Meta Unveils Autodata: AI Models as Autonomous Data Scientists

Meta's Bold Step: Introducing Autodata

Meta has announced a groundbreaking development in artificial intelligence with the introduction of Autodata, a framework that empowers AI models to function as autonomous data scientists. This innovation promises to significantly improve the quality of training data, a critical aspect of AI development that has long been a bottleneck in the field. By allowing AI to autonomously build and refine datasets, Meta aims to enhance the efficiency and effectiveness of AI training processes, setting a new standard for the industry.

Synthetic Data: A Historical Challenge

The creation of synthetic data has historically been a challenging task for AI researchers. Traditionally, AI systems began with data written by humans. As the technology advanced, there was a shift towards using synthetic data, which can generate unique edge cases and reduce the costs associated with manual labeling. However, this method often lacked the ability to provide feedback-driven improvements during data generation, leading to limitations in data quality.

Previously, methods like Self-Instruct, Grounded Self-Instruct, and Chain-of-Thought Self-Instruct attempted to generate synthetic data by leveraging language models with few-shot examples. These methods extended to include document grounding and reasoning chains to enhance complexity and reduce hallucinations. Despite these advancements, these processes remained largely static, unable to iteratively refine and improve data quality during their operation.

Autodata's Innovative Approach

Autodata introduces a novel approach by positioning AI agents as autonomous data scientists. These agents are capable of iteratively building and refining high-quality datasets, much like a human data scientist would. This closed-loop system allows for continuous improvement of data quality, transforming increased inference compute into superior model training data. The approach is built around an orchestrator language model that coordinates multiple specialized subagents, each contributing to the data creation and refinement process.

The initial implementation, named Agentic Self-Instruct, uses this orchestrator to guide the data creation process. The orchestrator coordinates four subagents, each tasked with different roles, to ensure that the generated datasets meet rigorous quality standards. This iterative process involves generating data, evaluating its quality, and providing targeted feedback for improvement, thus refining the data over multiple iterations.

Remarkable Results and Performance

The effectiveness of Autodata has been demonstrated through tests on complex scientific reasoning problems. Compared to traditional methods like Chain-of-Thought Self-Instruct, Autodata's Agentic Self-Instruct has shown significant improvements. For instance, while previous methods showed negligible differences between weak and strong solver performances, the new approach widened this gap significantly, indicating a better differentiation in model capabilities.

By processing over 10,000 computer science papers from the S2ORC corpus, the framework generated 2,117 quality-assured question-answer pairs. When a model trained on this agentic data was tested, it consistently outperformed models trained on traditional synthetic data across both in-distribution and out-of-distribution datasets, highlighting the practical advantages of Autodata's approach.

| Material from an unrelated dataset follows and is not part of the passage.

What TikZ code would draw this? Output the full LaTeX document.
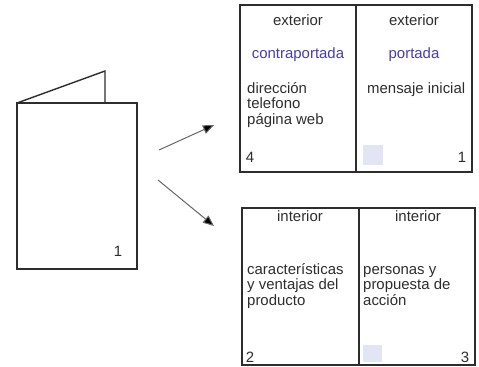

Meta-Optimization: Enhancing the Framework

Beyond data creation, Autodata also supports meta-optimization of the agent itself. This involves using an evolutionary framework to optimize the agent’s instructions and evaluation logic, leading to better data quality without manual intervention. The meta-optimizer ran numerous iterations, progressively improving the agent's validation pass rate from a baseline of 12.8% to 42.4%, showcasing the potential for continuous improvement through automated processes.

This meta-optimization process involves analyzing full evaluation trajectories to identify and address systematic failure patterns. By implementing changes through a code-editing agent, the framework continually enhances its own data scientist agent, resulting in substantial gains in data quality and effectiveness.

The Future of AI Data Creation

Meta's introduction of Autodata marks a significant step forward in the field of artificial intelligence. By enabling AI models to autonomously act as data scientists, Autodata not only improves the quality of training data but also sets a new precedent for how AI can be developed and refined. This development is likely to influence various applications, from scientific research to commercial AI products, by providing a more efficient and effective approach to data generation and model training.

As the technology matures, it will be important to monitor how Autodata and similar frameworks are adopted across the industry. Future developments may include further enhancements to the agentic data scientist framework, broader applications in different domains, and even more sophisticated methods for optimizing data quality. The potential impact of Autodata on AI development is immense, and its continued evolution will be a key area to watch in the coming years.